De ce premier débat, qui a attiré 5,6 millions de téléspectateurs, on peut tirer quelques enseignements. D’abord, la primaire ouverte de la droite est sur les rails. Comme les socialistes en 2011, et sauf accident majeur, elle parviendra à sélectionner son candidat, à l’issue des scrutins du 20 et du 27 novembre. Les sept candidats ont rappelé solennellement qu’ils s’engageaient à soutenir le vainqueur de cette consultation interne, ce qui semble exclure des déchirements dont François Hollande et la gauche pourraient profiter.

Ensuite, cette primaire permettra de sélectionner le candidat… de droite. Les électeurs de gauche tentés de participer au scrutin savent à quoi s’en tenir : tous les prétendants sont issus de l’ancien RPR, à l’exception du chrétien-démocrate Jean-Frédéric Poisson. Tous ont exposé, à divers degrés, un programme dans la lignée de celui de Jacques Chirac en 1986 quand la planète ne jurait que par Reagan et Thatcher: moins d’impôts, moins d’Etat.

Deux droites sur les sujets régaliens

Le ton policé des débats ne doit toutefois pas occulter les différences profondes qui opposent les prétendants.
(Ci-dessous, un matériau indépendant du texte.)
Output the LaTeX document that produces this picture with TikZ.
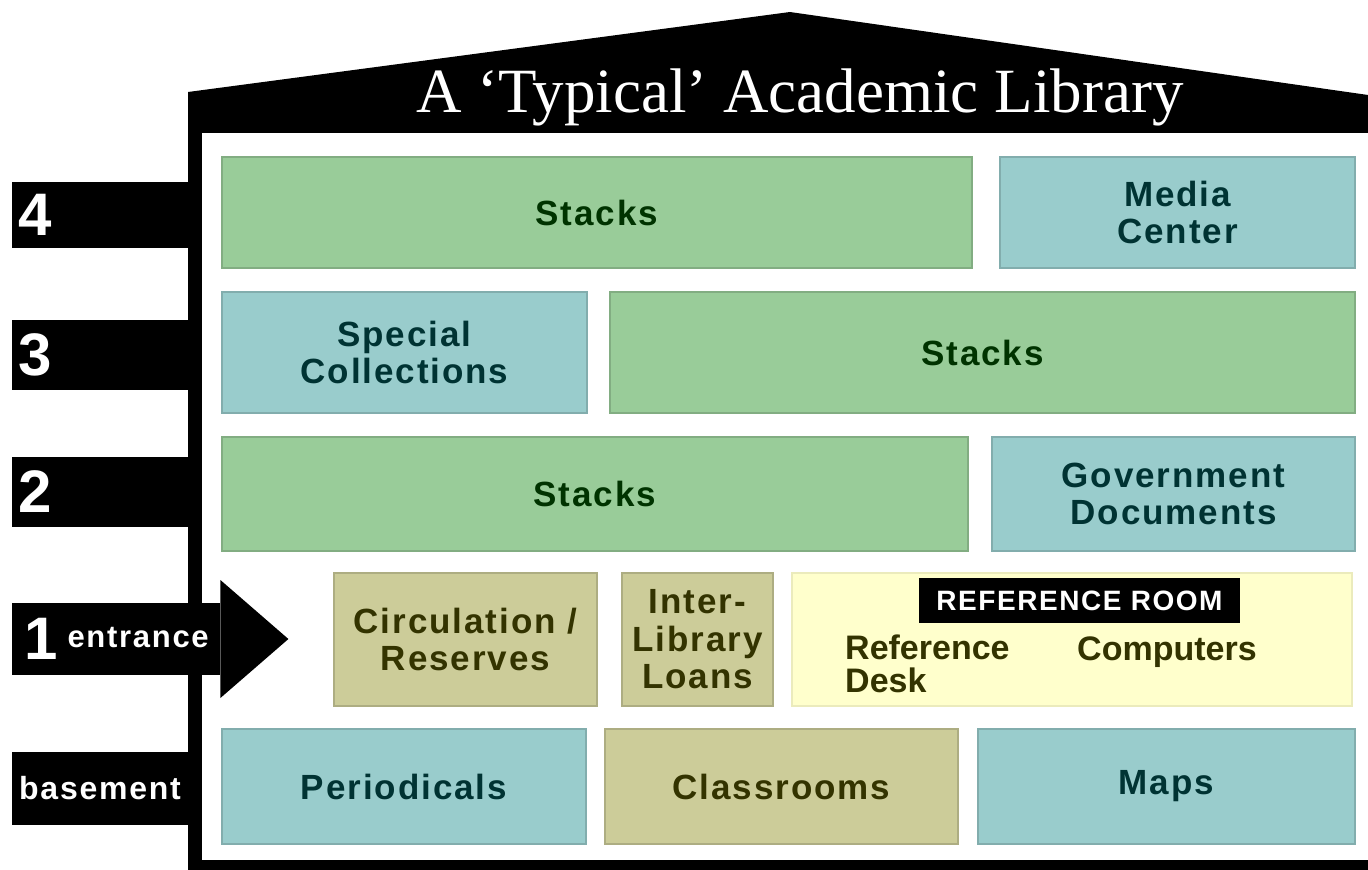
\documentclass[tikz,border=0pt]{standalone}
\usepackage{fontspec}
\usepackage{tikz}
\usetikzlibrary{calc}
\newfontfamily\labelfont[LetterSpace=5.5]{Liberation Sans}
\newfontfamily\deskfont{Liberation Sans}
\newfontfamily\titlefont{Liberation Serif}
\definecolor{lGreen}{HTML}{99CC99}
\definecolor{lBlue}{HTML}{99CCCC}
\definecolor{lTan}{HTML}{CCCC99}
\definecolor{lCream}{HTML}{FFFFCC}
\definecolor{dGreen}{HTML}{003300}
\definecolor{dBlue}{HTML}{003333}
\definecolor{dTan}{HTML}{333300}

\begin{document}
\begin{tikzpicture}[x=1pt,y=-1pt]
		\tikzstyle{ROOM} = [line width=1.2pt, inner sep=0pt, align=center, font=\labelfont\bfseries\fontsize{35}{37.5}\selectfont]
		\tikzstyle{stacks} = [ROOM, draw=lGreen!85!black, fill=lGreen, text=dGreen]
		\tikzstyle{service} = [ROOM, draw=lBlue!85!black, fill=lBlue, text=dBlue]
		\tikzstyle{desk} = [ROOM, draw=lTan!85!black, fill=lTan, text=dTan]
		\tikzstyle{FLOOR} = [anchor=west, fill=black, text=white, inner xsep=6pt, inner ysep=0pt, align=left, font=\labelfont\bfseries\fontsize{60}{60}\selectfont]
		\tikzstyle{spot} = [inner sep=0pt, text=dTan, font=\deskfont\bfseries\fontsize{34}{33}\selectfont]
		\useasboundingbox (0,0) rectangle (1368,870);

		% house
		\fill[black] (188,870) -- (188,92) -- (790,12) -- (1368,95) -- (1368,870) -- cycle;
		\fill[white] (202,133) rectangle (1368,860);
		\node[anchor=base, text=white, inner sep=0pt, font=\titlefont\fontsize{63}{63}\selectfont] (title) at (800,112) {A ‘Typical’ Academic Library};

		% floor labels
		\node[FLOOR, text width=164pt, minimum height=66pt] (fFour) at (12,215) {4};
		\node[FLOOR, text width=164pt, minimum height=70pt] (fThree) at (12,355) {3};
		\node[FLOOR, text width=164pt, minimum height=70pt] (fTwo) at (12,492) {2};
		\node[FLOOR, text width=196pt, minimum height=72pt] (fOne) at (12,639) {\hspace{6pt}1\hspace{10pt}\raisebox{12pt}{\fontsize{31}{31}\selectfont entrance}};
		\fill[black] (fOne.east) ++(0,-59) -- ++(68,59) -- ++(-68,59) -- cycle;
		\node[FLOOR, text width=166pt, inner xsep=7pt, minimum height=73pt, font=\labelfont\bfseries\fontsize{32}{32}\selectfont] (fBase) at (12,788) {basement};

		% floor 4
		\node[stacks, minimum width=750, minimum height=111] (stFour) at (597,212.5) {Stacks};
		\node[service, minimum width=355, minimum height=111] (media) at (1177.5,212.5) {Media\\Center};

		% floor 3
		\node[service, minimum width=365, minimum height=121] (special) at (404.5,352.5) {Special\\Collections};
		\node[stacks, minimum width=745, minimum height=121] (stThree) at (982.5,352.5) {Stacks};

		% floor 2
		\node[stacks, minimum width=746, minimum height=114] (stTwo) at (595,494) {Stacks};
		\node[service, minimum width=363, minimum height=114] (govDocs) at (1173.5,494) {Government\\Documents};

		% floor 1
		\node[desk, minimum width=263, minimum height=133] (circ) at (465.5,639.5) {Circulation /\\Reserves};
		\node[desk, minimum width=151, minimum height=133] (ill) at (697.5,639.5) {Inter-\\Library\\Loans};
		\node[ROOM, draw=lCream!92!black, fill=lCream, minimum width=560, minimum height=133] (refRoom) at (1072,639.5) {};
		\node[fill=black, text=white, inner sep=0pt, minimum width=321, minimum height=45, font=\labelfont\bfseries\fontsize{28}{28}\selectfont] (refTag) at (1079.5,600.5) {REFERENCE ROOM};
		\node[spot, anchor=north west, align=left] (refDesk) at (845,635) {Reference\\Desk};
		\node[spot, anchor=base west] (computers) at (1077,660) {Computers};

		% basement
		\node[service, minimum width=364, minimum height=115] (period) at (404,786.5) {Periodicals};
		\node[desk, minimum width=353, minimum height=115] (classR) at (781.5,786.5) {Classrooms};
		\node[service, minimum width=377, minimum height=115] (maps) at (1166.5,786.5) {Maps};
\end{tikzpicture}
\end{document}
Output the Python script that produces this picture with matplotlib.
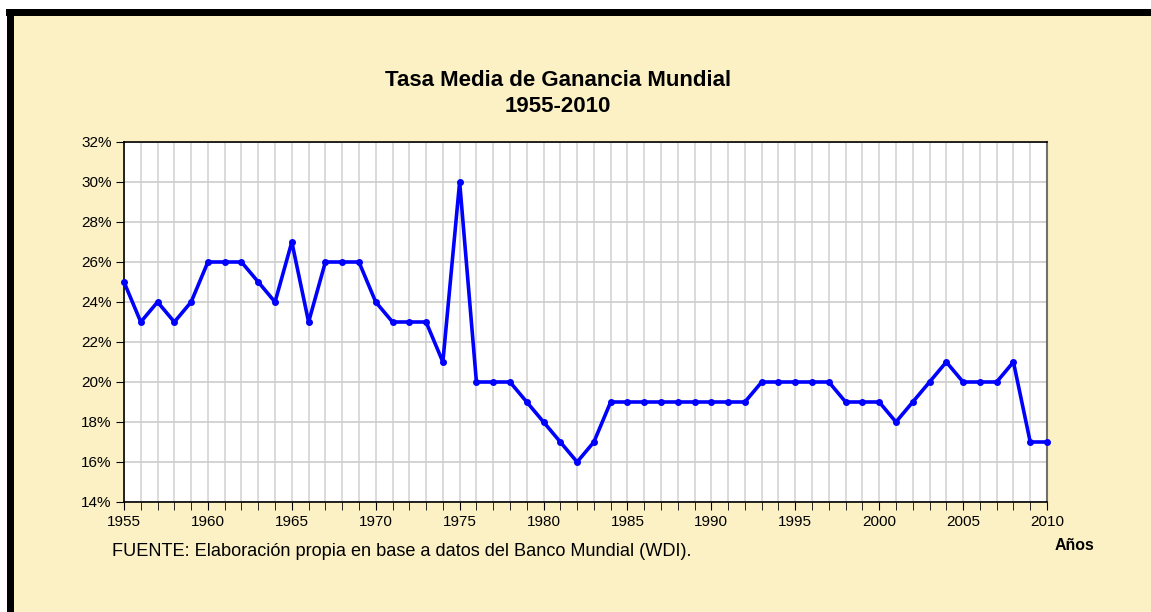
import matplotlib.pyplot as plt
from matplotlib.patches import Rectangle
from matplotlib.ticker import MultipleLocator, FuncFormatter

years = list(range(1955, 2011))
rates = [25, 23, 24, 23, 24, 26, 26, 26, 25, 24,
         27, 23, 26, 26, 26, 24, 23, 23, 23, 21,
         30, 20, 20, 20, 19, 18, 17, 16, 17, 19,
         19, 19, 19, 19, 19, 19, 19, 19, 20, 20,
         20, 20, 20, 19, 19, 19, 18, 19, 20, 21,
         20, 20, 20, 21, 17, 17]

plt.rcParams['font.family'] = ['Liberation Sans', 'DejaVu Sans']

W, H = 1151, 612
fig = plt.figure(figsize=(W / 100, H / 100), dpi=100)
fig.patch.set_facecolor('white')

# cream panel with thick black border on top and left
fig.patches.append(Rectangle((10 / W, 0), 1, 1 - 12 / H, transform=fig.transFigure,
                             facecolor='#fcf1c4', edgecolor='none', zorder=0))
fig.patches.append(Rectangle((6 / W, 1 - 16 / H), 1, 7 / H, transform=fig.transFigure,
                             facecolor='black', edgecolor='none', zorder=1))
fig.patches.append(Rectangle((7 / W, 0), 7 / W, 1 - 9 / H, transform=fig.transFigure,
                             facecolor='black', edgecolor='none', zorder=1))

ax = fig.add_axes([124 / W, 1 - 502 / H, (1047 - 124) / W, (502 - 142) / H])
ax.set_zorder(5)
ax.set_facecolor('white')
ax.plot(years, rates, color='#0000ff', lw=2.6, marker='o', ms=4, clip_on=False, zorder=3)

ax.set_xlim(1955, 2010)
ax.set_ylim(14, 32)
ax.xaxis.set_major_locator(MultipleLocator(5))
ax.xaxis.set_minor_locator(MultipleLocator(1))
ax.yaxis.set_major_locator(MultipleLocator(2))
ax.yaxis.set_major_formatter(FuncFormatter(lambda v, p: f"{v:.0f}%"))
ax.grid(True, which='both', axis='x', color='#d4d4d4', lw=1.2)
ax.grid(True, which='major', axis='y', color='#cccccc', lw=1.2)
ax.set_axisbelow(True)

ax.tick_params(axis='both', which='both', direction='out', color='black', labelsize=11)
ax.tick_params(axis='x', which='major', length=6, pad=3)
ax.tick_params(axis='x', which='minor', length=6)
ax.tick_params(axis='y', length=6, pad=3)
for s in ['left', 'bottom', 'top']:
    ax.spines[s].set_color('black')
    ax.spines[s].set_linewidth(1.2)
ax.spines['right'].set_color('#707070')
ax.spines['right'].set_linewidth(1.5)

fig.text(558 / W, 1 - 80 / H, 'Tasa Media de Ganancia Mundial', ha='center', va='center',
         fontsize=16, fontweight='bold')
fig.text(558 / W, 1 - 106 / H, '1955-2010', ha='center', va='center',
         fontsize=16, fontweight='bold')
fig.text(112 / W, 1 - 552 / H, 'FUENTE: Elaboración propia en base a datos del Banco Mundial (WDI).',
         ha='left', va='center', fontsize=13.1)
fig.text(1074 / W, 1 - 546 / H, 'Años', ha='center', va='center', fontsize=11.4, fontweight='bold')

fig.savefig('out.png', dpi=100, facecolor=fig.get_facecolor())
Derrière l’avalanche de chiffres qui a pu noyer les téléspectateurs, deux écoles économiques subsistent : d’un côté, les partisans d’une école allemande, une politique de l’offre visant à rendre le travail plus compétitif – Alain Juppé, Jean-François Copé, François Fillon proposent une hausse de la TVA pour baisser les cotisations sociales ; de l’autre, l’école keynésienne plus traditionnelle, qui souhaite une relance par la consommation, tel Nicolas Sarkozy. L’ancien héraut du « travailler plus pour gagner plus » veut baisser les impôts, se refuse d’être « le Martine Aubry de la droite, l’obsédé de la suppression des 35 heures » et s’engage mollement sur la réduction des déficits. Le choc libéral sera très différent, selon qu’un Fillon ou un Sarkozy serait choisi.

Il existe aussi deux droites sur les sujets régaliens. L’exercice proposé aux candidats par ce débat télévisé n’était pas propice aux surenchères sur l’identité et l’islam. Il n’empêche, la droite est coupée en deux. D’une côté, les plus droitiers, tels Jean-François Copé, qui prône un « tournant sécuritaire total », et Nicolas Sarkozy, qui exige « l’internement préventif » des fichiers « S » ; de l’autre, Alain Juppé, chantre de l’identité heureuse, qui n’en veut pas, et François Fillon, qui juge l’arsenal judiciaire parfaitement suffisant.

Les électeurs ont donc le choix entre deux droites, nettement typées et incarnées par les deux favoris des sondages, Nicolas Sarkozy et Alain Juppé. Restera, au bout du compte, à réconcilier ces deux philosophies, ces deux sensibilités et leurs partisans. Ce ne sera pas le moindre défi de celui qui l’emportera.